::: Stored records

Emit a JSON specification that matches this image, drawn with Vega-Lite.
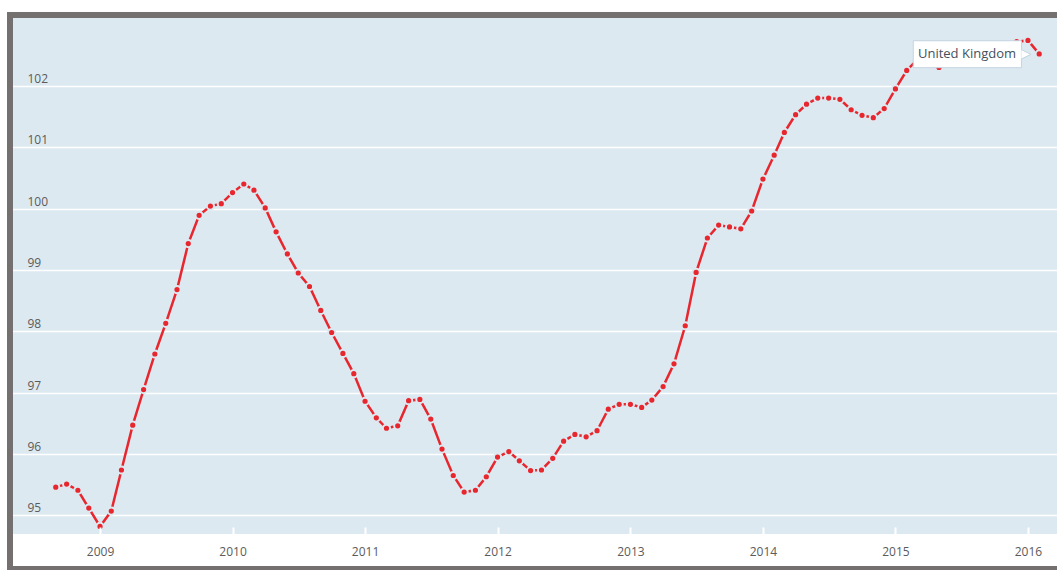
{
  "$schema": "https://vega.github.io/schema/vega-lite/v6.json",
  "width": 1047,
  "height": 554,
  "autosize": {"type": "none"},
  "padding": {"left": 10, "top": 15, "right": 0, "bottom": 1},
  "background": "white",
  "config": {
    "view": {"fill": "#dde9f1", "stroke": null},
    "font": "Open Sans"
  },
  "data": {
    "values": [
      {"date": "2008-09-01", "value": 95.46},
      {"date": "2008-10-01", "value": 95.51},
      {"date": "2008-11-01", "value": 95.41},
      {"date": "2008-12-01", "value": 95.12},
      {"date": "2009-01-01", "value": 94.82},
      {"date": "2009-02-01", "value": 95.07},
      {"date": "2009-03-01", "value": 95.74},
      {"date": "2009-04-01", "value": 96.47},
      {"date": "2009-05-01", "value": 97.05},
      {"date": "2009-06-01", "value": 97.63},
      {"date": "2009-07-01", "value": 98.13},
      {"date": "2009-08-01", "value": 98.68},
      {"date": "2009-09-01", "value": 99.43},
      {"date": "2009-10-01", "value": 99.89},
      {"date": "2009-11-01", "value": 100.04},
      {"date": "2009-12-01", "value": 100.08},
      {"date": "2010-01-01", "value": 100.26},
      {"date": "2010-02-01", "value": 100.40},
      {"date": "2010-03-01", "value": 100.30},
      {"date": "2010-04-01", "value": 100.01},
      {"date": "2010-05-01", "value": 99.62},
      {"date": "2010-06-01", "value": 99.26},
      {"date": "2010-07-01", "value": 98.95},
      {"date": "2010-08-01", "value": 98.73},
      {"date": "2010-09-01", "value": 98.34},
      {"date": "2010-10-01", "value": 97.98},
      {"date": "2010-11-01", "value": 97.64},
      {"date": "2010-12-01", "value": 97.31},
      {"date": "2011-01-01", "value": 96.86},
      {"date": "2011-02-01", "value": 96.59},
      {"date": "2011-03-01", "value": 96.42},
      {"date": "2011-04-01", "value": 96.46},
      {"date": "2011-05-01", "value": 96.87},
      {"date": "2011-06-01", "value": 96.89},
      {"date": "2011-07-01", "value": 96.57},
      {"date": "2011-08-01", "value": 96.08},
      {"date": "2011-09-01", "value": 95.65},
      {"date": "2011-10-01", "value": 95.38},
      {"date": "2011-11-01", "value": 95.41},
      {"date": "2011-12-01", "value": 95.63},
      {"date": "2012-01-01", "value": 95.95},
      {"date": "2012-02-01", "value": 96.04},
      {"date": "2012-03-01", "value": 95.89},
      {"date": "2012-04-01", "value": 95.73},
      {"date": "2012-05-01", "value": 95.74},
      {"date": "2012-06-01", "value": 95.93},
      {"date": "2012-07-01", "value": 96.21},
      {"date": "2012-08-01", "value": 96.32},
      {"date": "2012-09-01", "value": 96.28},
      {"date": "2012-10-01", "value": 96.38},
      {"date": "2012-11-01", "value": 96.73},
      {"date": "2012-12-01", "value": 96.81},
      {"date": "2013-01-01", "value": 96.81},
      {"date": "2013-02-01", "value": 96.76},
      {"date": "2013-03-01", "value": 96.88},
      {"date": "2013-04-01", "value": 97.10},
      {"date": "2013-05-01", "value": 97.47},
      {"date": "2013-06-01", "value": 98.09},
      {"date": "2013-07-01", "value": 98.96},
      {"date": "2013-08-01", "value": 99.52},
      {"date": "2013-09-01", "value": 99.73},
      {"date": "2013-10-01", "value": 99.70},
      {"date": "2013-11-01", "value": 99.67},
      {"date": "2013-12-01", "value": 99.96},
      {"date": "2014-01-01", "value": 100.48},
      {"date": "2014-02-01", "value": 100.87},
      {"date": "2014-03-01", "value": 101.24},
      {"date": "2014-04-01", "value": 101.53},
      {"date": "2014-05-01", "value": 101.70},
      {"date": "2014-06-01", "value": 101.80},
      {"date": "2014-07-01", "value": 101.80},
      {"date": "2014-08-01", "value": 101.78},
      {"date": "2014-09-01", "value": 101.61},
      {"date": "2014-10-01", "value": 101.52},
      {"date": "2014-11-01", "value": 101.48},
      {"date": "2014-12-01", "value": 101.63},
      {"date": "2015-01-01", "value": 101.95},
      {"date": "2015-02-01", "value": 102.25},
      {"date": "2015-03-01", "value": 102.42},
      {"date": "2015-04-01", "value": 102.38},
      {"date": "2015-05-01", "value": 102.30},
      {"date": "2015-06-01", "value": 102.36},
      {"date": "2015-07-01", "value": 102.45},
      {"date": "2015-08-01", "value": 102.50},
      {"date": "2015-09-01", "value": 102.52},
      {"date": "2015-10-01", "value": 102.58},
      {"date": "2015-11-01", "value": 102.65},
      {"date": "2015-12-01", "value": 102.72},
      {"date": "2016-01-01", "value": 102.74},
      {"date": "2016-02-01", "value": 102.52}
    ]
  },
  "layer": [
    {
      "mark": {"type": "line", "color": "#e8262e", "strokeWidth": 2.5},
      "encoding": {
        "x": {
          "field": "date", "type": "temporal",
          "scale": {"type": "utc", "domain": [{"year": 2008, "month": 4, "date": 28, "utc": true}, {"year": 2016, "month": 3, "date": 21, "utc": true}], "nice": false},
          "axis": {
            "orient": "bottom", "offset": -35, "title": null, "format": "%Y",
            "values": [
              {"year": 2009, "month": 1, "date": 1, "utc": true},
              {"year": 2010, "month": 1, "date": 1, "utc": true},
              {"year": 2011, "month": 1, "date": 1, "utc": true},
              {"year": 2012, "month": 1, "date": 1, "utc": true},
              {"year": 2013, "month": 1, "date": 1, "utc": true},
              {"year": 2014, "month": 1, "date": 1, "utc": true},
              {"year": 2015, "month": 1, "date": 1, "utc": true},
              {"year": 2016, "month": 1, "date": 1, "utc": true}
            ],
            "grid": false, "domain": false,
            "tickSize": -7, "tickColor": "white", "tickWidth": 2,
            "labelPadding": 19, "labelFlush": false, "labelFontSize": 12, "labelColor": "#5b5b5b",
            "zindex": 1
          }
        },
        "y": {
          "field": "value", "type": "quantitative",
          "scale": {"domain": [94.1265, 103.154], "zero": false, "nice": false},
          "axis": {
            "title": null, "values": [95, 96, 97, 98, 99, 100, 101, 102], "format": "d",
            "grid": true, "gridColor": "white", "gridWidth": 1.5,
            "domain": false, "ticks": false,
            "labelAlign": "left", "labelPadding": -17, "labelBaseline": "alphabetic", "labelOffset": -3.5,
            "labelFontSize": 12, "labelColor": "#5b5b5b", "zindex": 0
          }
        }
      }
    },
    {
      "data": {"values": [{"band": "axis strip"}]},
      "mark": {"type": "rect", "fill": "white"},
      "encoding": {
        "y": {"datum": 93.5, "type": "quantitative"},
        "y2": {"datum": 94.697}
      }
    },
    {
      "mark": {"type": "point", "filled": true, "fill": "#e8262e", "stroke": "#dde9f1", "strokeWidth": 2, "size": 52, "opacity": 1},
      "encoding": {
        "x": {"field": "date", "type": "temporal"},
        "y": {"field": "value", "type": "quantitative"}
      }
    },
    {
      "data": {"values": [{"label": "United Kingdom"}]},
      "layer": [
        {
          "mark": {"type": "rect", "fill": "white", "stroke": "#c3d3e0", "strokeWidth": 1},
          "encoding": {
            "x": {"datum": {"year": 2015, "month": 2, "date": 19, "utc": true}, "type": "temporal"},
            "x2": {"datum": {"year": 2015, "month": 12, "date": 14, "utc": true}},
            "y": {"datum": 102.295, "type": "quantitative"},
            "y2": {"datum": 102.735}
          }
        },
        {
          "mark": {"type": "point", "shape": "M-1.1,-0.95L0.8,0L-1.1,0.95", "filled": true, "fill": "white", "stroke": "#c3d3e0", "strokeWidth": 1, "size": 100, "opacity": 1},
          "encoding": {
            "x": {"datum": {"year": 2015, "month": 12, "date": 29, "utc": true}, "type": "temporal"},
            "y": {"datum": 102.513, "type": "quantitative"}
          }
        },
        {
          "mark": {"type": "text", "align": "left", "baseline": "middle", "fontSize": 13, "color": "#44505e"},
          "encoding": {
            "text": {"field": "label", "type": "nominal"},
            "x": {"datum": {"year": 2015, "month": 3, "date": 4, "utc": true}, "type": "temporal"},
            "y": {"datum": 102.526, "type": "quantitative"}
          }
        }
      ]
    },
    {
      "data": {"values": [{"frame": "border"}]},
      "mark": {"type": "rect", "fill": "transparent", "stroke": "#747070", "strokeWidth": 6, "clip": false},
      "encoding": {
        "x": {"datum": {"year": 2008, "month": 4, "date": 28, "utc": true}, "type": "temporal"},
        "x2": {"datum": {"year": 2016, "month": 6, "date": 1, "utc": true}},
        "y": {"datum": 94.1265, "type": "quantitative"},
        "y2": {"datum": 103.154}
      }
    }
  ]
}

::::::
::: Stored records

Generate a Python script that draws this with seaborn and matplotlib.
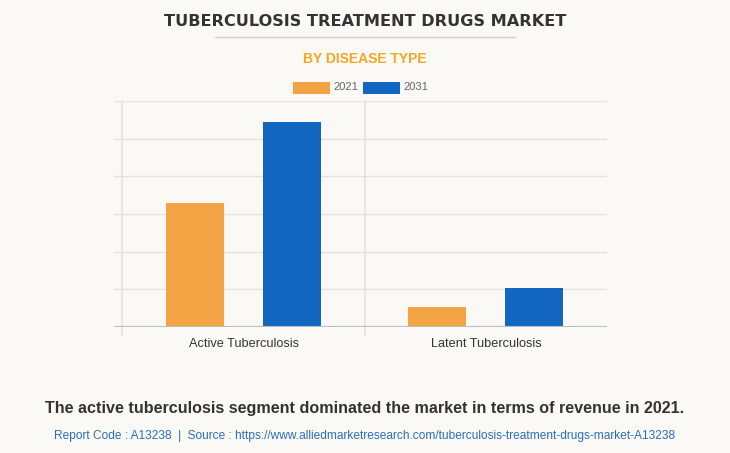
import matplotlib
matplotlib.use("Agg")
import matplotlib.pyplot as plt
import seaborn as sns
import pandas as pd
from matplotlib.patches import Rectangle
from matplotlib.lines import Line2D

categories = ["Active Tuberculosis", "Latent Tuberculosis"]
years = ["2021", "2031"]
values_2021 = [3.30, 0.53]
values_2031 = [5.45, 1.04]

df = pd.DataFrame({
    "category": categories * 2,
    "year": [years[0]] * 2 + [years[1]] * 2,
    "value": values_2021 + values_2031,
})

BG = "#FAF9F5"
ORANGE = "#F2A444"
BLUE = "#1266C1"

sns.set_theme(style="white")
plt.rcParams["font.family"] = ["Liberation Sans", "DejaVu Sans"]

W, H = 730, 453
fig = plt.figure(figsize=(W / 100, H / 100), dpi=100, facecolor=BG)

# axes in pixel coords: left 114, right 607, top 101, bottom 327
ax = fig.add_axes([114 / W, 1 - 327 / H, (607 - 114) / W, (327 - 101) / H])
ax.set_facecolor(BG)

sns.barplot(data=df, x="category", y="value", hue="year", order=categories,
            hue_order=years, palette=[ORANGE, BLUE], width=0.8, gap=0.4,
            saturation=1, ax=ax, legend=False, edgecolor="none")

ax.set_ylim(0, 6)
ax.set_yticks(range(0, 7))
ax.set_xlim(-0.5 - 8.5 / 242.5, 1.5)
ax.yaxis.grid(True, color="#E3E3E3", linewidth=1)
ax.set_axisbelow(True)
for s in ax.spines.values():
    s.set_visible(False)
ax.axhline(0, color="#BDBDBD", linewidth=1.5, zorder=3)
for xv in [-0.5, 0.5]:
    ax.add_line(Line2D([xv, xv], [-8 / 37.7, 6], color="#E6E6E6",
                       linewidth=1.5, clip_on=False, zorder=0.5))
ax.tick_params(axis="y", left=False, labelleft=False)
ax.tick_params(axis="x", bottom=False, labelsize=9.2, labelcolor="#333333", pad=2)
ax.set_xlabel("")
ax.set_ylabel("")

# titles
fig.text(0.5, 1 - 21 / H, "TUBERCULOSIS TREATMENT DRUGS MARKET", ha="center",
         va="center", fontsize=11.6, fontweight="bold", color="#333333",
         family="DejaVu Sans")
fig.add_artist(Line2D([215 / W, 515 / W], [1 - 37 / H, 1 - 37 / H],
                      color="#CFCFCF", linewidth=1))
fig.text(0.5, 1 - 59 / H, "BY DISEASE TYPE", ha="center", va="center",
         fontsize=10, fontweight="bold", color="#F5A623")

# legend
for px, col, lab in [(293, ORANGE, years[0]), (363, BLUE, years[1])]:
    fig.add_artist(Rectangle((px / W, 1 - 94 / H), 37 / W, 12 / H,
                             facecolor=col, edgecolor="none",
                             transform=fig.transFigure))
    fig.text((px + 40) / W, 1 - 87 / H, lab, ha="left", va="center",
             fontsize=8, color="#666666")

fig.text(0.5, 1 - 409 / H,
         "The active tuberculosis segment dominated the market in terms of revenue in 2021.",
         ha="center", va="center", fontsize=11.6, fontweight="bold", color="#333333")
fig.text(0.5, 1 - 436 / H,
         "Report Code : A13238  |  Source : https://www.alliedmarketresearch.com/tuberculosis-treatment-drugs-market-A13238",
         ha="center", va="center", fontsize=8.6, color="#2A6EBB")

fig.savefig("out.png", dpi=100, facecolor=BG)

::::::

# [Exercise brief]
Only a number is wanted: how many lines of the material include the word "that".

# [Final answer]
2